** WHAT YOU ARE ASKED TO DO **
Could you repeat, exactly as they stand, the lines between the one with "Write a web" and the one with "const y = d3.scaleLinear().domain([0, 30]).range([B, T]);", inclusive, minus the pictures?

## START

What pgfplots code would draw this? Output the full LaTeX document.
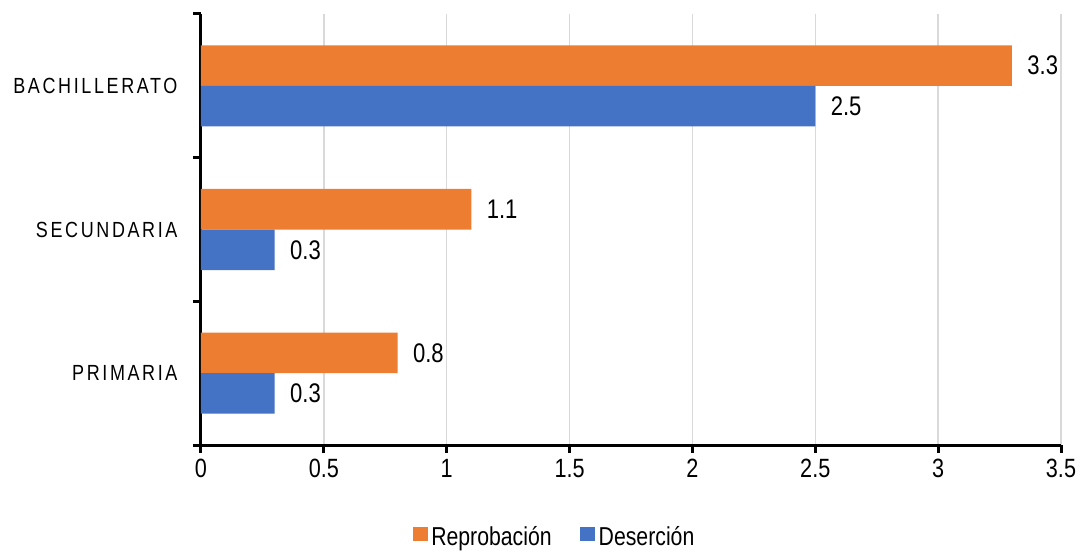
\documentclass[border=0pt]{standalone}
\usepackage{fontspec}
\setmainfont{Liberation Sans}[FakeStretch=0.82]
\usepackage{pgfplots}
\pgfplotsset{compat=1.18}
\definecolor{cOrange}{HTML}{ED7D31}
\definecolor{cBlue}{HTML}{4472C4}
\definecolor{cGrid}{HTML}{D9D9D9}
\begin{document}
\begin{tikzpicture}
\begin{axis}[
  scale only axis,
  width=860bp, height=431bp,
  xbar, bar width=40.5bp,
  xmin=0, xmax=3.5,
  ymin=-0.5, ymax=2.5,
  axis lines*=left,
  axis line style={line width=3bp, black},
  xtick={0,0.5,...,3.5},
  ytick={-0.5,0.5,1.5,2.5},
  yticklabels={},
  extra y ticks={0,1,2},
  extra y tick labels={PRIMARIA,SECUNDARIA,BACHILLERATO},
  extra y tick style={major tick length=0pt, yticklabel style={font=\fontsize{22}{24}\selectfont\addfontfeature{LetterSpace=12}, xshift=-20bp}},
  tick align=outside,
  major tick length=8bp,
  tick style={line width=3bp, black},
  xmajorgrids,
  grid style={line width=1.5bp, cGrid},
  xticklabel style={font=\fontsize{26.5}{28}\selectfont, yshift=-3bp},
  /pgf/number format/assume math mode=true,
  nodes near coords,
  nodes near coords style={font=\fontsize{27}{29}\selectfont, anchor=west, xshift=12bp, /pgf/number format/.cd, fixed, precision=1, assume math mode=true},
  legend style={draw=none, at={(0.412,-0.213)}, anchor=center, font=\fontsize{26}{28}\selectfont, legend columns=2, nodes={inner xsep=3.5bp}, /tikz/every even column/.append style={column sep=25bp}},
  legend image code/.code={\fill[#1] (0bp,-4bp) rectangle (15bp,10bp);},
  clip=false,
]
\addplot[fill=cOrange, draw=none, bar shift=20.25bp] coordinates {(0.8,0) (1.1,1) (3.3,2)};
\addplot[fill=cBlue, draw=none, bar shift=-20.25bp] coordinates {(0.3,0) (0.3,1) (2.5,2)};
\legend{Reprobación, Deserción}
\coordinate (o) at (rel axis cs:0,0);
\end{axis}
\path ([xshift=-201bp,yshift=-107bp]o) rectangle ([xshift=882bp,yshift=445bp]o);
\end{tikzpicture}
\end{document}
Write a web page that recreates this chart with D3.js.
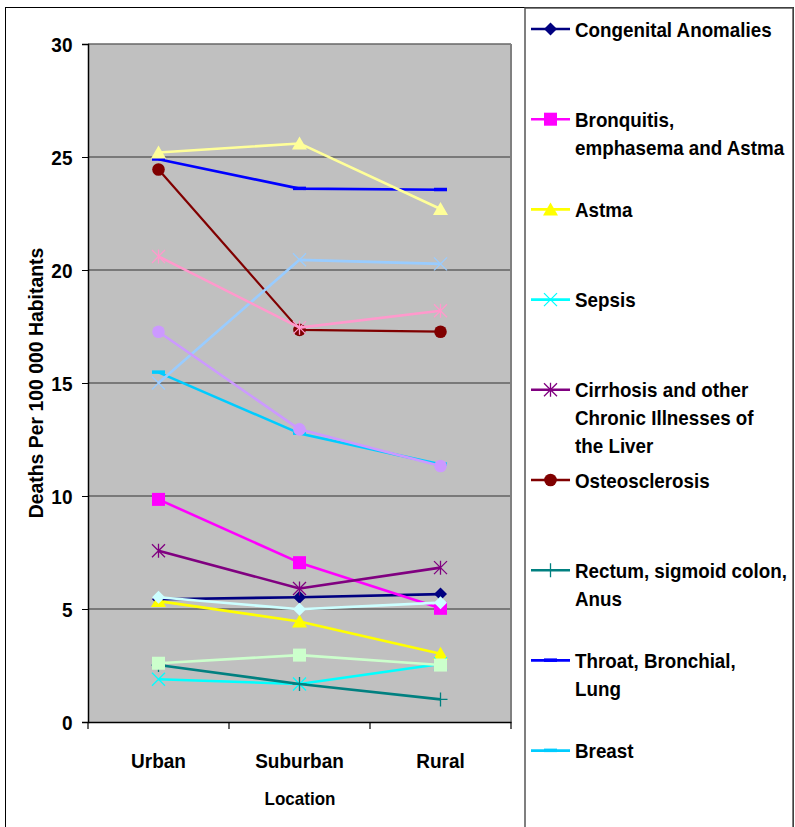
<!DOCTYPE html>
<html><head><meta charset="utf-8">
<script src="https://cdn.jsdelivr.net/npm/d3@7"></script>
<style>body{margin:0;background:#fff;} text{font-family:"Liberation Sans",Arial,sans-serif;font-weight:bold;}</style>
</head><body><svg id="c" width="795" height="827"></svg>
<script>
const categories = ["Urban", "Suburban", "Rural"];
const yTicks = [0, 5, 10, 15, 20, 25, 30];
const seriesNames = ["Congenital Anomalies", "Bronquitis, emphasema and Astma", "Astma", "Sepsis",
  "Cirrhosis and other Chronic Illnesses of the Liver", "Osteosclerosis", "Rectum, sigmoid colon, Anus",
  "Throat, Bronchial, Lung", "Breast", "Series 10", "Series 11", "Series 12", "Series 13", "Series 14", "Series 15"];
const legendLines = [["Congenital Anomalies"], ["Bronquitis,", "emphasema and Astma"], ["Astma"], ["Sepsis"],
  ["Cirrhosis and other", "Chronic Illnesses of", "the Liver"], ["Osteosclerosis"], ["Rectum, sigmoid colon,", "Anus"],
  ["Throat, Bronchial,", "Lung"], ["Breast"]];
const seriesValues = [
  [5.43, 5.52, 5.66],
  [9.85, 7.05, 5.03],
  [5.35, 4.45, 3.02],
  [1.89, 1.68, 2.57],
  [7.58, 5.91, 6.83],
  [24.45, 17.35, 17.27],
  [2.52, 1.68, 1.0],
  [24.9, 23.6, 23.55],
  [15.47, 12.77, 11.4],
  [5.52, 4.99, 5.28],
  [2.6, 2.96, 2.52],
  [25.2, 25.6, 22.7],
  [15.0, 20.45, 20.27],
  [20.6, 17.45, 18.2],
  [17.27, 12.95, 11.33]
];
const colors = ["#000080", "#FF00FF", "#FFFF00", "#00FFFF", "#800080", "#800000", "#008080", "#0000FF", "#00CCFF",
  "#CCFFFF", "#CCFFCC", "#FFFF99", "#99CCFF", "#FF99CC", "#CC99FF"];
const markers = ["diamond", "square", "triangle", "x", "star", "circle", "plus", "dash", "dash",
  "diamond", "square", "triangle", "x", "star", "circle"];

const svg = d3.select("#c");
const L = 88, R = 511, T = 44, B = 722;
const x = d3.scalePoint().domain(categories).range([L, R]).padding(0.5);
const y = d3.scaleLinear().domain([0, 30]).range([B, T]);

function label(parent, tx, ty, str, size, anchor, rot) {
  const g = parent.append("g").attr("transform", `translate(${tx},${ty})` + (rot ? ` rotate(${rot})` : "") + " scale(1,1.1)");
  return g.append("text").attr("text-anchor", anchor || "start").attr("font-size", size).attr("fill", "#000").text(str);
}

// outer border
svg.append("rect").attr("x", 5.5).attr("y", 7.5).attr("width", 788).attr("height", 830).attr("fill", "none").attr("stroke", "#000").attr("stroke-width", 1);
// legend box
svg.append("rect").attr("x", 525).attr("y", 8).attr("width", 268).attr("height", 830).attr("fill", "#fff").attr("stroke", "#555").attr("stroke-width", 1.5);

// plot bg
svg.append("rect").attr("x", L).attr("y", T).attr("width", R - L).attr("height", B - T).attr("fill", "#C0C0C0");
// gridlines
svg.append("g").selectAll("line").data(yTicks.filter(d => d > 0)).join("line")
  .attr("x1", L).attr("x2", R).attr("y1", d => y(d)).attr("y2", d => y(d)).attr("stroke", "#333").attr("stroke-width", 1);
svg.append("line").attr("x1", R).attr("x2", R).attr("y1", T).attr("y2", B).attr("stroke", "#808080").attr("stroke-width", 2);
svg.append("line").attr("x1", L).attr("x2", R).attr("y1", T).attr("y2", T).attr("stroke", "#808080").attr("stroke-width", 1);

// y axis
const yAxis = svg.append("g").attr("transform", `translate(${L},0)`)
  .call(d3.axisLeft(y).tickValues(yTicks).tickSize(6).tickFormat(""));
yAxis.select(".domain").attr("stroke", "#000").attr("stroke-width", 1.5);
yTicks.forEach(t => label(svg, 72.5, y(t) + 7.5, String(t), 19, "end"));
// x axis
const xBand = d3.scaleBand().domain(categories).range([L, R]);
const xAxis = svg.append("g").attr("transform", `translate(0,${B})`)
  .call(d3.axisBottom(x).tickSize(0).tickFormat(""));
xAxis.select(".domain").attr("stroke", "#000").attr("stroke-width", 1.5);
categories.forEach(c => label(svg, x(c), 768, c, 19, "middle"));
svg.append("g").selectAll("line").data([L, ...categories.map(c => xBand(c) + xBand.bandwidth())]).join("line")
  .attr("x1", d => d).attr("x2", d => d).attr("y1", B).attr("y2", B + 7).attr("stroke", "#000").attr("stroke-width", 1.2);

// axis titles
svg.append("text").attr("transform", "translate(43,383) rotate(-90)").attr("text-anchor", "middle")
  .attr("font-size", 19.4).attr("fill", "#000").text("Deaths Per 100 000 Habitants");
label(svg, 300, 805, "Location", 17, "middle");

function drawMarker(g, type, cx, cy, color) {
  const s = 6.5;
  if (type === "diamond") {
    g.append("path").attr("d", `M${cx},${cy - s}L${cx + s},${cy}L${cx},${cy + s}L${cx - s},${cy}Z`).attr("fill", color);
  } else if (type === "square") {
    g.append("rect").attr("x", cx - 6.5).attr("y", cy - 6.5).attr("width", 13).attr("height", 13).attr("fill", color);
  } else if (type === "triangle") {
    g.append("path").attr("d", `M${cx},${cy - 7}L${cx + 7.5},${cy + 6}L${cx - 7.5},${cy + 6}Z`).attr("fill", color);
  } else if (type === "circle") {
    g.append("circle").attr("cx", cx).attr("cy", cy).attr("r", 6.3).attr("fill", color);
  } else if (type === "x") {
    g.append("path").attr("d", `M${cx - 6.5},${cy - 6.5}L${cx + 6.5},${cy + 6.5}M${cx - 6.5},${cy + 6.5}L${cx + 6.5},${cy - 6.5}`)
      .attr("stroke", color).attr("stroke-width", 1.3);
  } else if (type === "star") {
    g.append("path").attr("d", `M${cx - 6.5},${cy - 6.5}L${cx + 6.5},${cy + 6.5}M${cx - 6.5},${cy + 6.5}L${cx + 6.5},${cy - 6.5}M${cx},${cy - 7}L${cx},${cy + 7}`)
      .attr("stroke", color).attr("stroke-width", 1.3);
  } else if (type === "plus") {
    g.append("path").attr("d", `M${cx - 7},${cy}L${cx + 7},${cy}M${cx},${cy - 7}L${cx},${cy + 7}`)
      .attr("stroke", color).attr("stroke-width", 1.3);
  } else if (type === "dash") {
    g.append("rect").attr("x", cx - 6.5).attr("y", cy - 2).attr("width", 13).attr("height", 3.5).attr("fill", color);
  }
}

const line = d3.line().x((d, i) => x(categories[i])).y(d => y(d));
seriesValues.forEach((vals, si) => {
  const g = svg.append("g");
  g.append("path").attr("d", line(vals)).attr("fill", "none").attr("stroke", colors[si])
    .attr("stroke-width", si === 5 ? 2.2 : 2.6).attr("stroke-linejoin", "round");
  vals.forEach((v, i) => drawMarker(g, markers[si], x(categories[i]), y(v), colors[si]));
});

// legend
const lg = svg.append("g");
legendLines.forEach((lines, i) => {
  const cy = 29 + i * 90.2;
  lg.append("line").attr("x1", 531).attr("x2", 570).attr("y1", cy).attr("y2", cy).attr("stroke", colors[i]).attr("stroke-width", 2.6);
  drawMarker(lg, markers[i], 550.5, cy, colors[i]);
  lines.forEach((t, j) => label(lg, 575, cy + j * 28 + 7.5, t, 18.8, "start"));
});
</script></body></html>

## END

** TASK RESPONSE **
Write a web page that recreates this chart with D3.js.
<!DOCTYPE html>
<html><head><meta charset="utf-8">
<script src="https://cdn.jsdelivr.net/npm/d3@7"></script>
<style>body{margin:0;background:#fff;} text{font-family:"Liberation Sans",Arial,sans-serif;font-weight:bold;}</style>
</head><body><svg id="c" width="795" height="827"></svg>
<script>
const categories = ["Urban", "Suburban", "Rural"];
const yTicks = [0, 5, 10, 15, 20, 25, 30];
const seriesNames = ["Congenital Anomalies", "Bronquitis, emphasema and Astma", "Astma", "Sepsis",
  "Cirrhosis and other Chronic Illnesses of the Liver", "Osteosclerosis", "Rectum, sigmoid colon, Anus",
  "Throat, Bronchial, Lung", "Breast", "Series 10", "Series 11", "Series 12", "Series 13", "Series 14", "Series 15"];
const legendLines = [["Congenital Anomalies"], ["Bronquitis,", "emphasema and Astma"], ["Astma"], ["Sepsis"],
  ["Cirrhosis and other", "Chronic Illnesses of", "the Liver"], ["Osteosclerosis"], ["Rectum, sigmoid colon,", "Anus"],
  ["Throat, Bronchial,", "Lung"], ["Breast"]];
const seriesValues = [
  [5.43, 5.52, 5.66],
  [9.85, 7.05, 5.03],
  [5.35, 4.45, 3.02],
  [1.89, 1.68, 2.57],
  [7.58, 5.91, 6.83],
  [24.45, 17.35, 17.27],
  [2.52, 1.68, 1.0],
  [24.9, 23.6, 23.55],
  [15.47, 12.77, 11.4],
  [5.52, 4.99, 5.28],
  [2.6, 2.96, 2.52],
  [25.2, 25.6, 22.7],
  [15.0, 20.45, 20.27],
  [20.6, 17.45, 18.2],
  [17.27, 12.95, 11.33]
];
const colors = ["#000080", "#FF00FF", "#FFFF00", "#00FFFF", "#800080", "#800000", "#008080", "#0000FF", "#00CCFF",
  "#CCFFFF", "#CCFFCC", "#FFFF99", "#99CCFF", "#FF99CC", "#CC99FF"];
const markers = ["diamond", "square", "triangle", "x", "star", "circle", "plus", "dash", "dash",
  "diamond", "square", "triangle", "x", "star", "circle"];

const svg = d3.select("#c");
const L = 88, R = 511, T = 44, B = 722;
const x = d3.scalePoint().domain(categories).range([L, R]).padding(0.5);
const y = d3.scaleLinear().domain([0, 30]).range([B, T]);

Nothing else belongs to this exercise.